If so, all any reasonable person can say is “Yikes!” Again, it’s plausible that the shooting was an act of racism. It’s completely implausible that it represented an example of “gun violence” or a failure of gun laws.

Item Number Three revolves around guns issues, too – a story on Wednesday on two tragic incidents in Prince George’s County and its Maryland neighbor, Montgomery, in which young children accidentally shot themselves. (Thankfully, both have survived as of this writing.)

According to correspondents Dan Morse and Jasmine Hilton, “The cases highlight two alarming public safety trends nationwide that worry gun safety experts and police: the soaring pervasiveness of homemade, untraceable weapons known as ghost guns and the increase in unintentional shootings by children.”

Read further into the article, however, and it’s easy to conclude that neither the main problem nor the only problem even in these cases is another alleged failure of gun control – the proliferation of “ghost guns.” Actually, it looks like the kind of gang violence all too common in too many big metro areas.
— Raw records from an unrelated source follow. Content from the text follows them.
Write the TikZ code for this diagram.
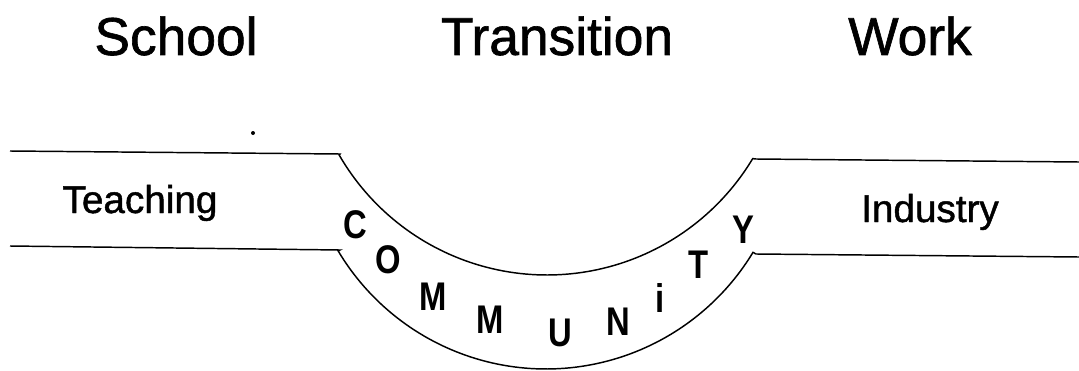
\documentclass[tikz,border=0pt]{standalone}
\usepackage{fontspec}
\setmainfont{Liberation Sans}
\newfontfamily\headfont{Liberation Sans}[FakeBold=1.2]
\newfontfamily\commfont{Liberation Sans}[FakeStretch=0.82]
\begin{document}
\begin{tikzpicture}[x=0.75pt,y=-0.75pt,
  band/.style={line width=1.1pt},
  heading/.style={anchor=base,inner sep=0,font=\headfont\fontsize{40}{48}\selectfont},
  sidelabel/.style={anchor=base,inner sep=0,font=\headfont\fontsize{29}{35}\selectfont},
  letter/.style={anchor=base,inner sep=0,font=\commfont\bfseries\fontsize{30}{36}\selectfont}]
\useasboundingbox (0,0) rectangle (1079,371);
% headings
\node[heading] (school) at (176,55) {School};
\node[heading] (transition) at (557,55) {Transition};
\node[heading] (work) at (910,55) {Work};
% band
\draw[band] (10,151) -- (340,154)
  -- plot[domain=210:329,samples=90] ({547+240*cos(\x)},{35-240*sin(\x)})
  -- (756,159) -- (1079,162);
\draw[band] (10,246) -- (340,250)
  -- plot[domain=210.8:328.8,samples=90] ({546+242*cos(\x)},{127-242*sin(\x)})
  -- (756,254) -- (1079,257);
% side labels
\node[sidelabel] (teaching) at (140,213) {Teaching};
\node[sidelabel] (industry) at (930,222) {Industry};
% community letters
\node[letter] (c1) at (355,238) {C};
\node[letter] (o1) at (388,273) {O};
\node[letter] (m1) at (433,310) {M};
\node[letter] (m2) at (490,333) {M};
\node[letter] (u1) at (560,346) {U};
\node[letter] (n1) at (618,335) {N};
\node[letter] (i1) at (660,312) {i};
\node[letter] (t1) at (699,278) {T};
\node[letter] (y1) at (743,243) {Y};
% stray dot
\fill (253,133) circle[radius=2];
\end{tikzpicture}
\end{document}
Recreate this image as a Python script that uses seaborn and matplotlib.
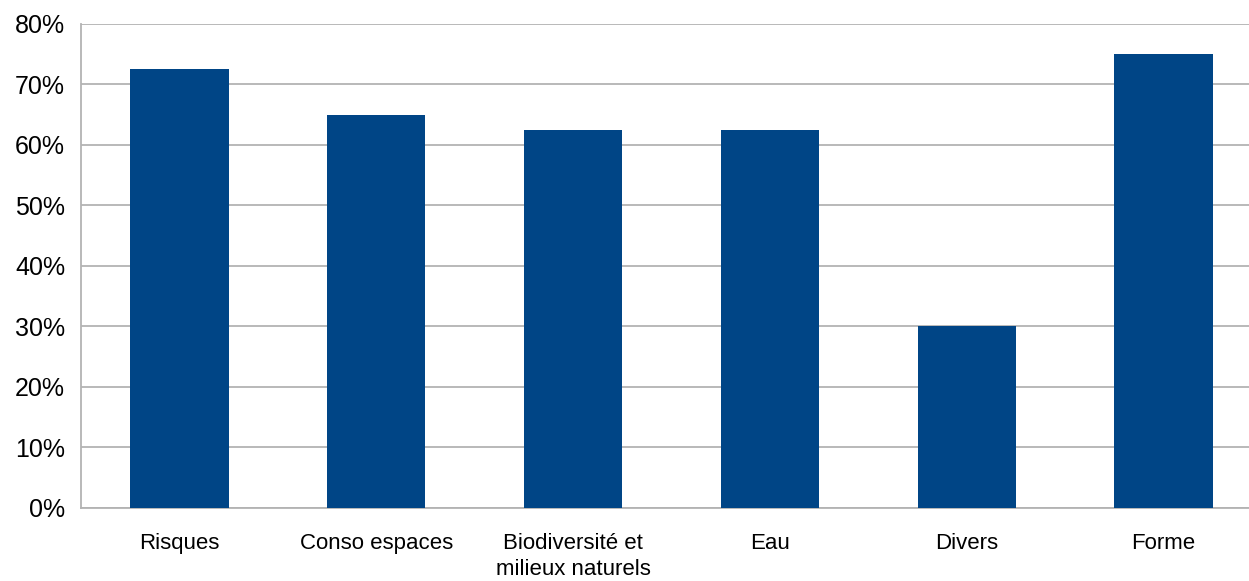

Why do I say that?

In one of the instances, the Post tells us, the gun involved belonged to a relative of the child who “was on home confinement while facing murder charges in the District, according to court documents” and had been charged “with multiple weapons offenses in Maryland, including illegally possessing the gun and leaving it unsecured….”

In the other, the alleged perp is “a 15-year-old, who did not live in the apartment” who was charged “with possessing ammunition by a prohibited person.”

And therefore, isn’t it at least possible that in both cases, guns are only terrible symptoms of the real crisis – the great number of individuals caught up in nothing less than a deep-rooted culture of violence and lawlessness, which prominently includes a major shortage of serious adult supervision for juveniles? Isn’t this at least as plausible, and worthy of mention, as the article’s focus on “two alarming public safety trends nationwide that worry gun safety experts and police: the soaring pervasiveness of homemade, untraceable weapons known as ghost guns and the increase in unintentional shootings by children”?

Moreover, weirdly – and in a classic example of the aforementioned reportorial and editorial incompetence – this possibility was mentioned. Indeed, the reader eventually finds out that “unintentional shootings by juveniles remain relatively rare.” They’ve apparently increased from a miniscule 340 in 2015 (in a country of 330-plus million) to a slightly less miniscule 411 last year.

At the aforementioned staff meeting, new-ish Post publisher Will Lewis told his employees “We are going to turn this thing around, but let’s not sugarcoat it: it needs turning around. We are losing large amounts of money. Your audience is halved. People are not reading your stuff. I can’t sugarcoat it anymore.”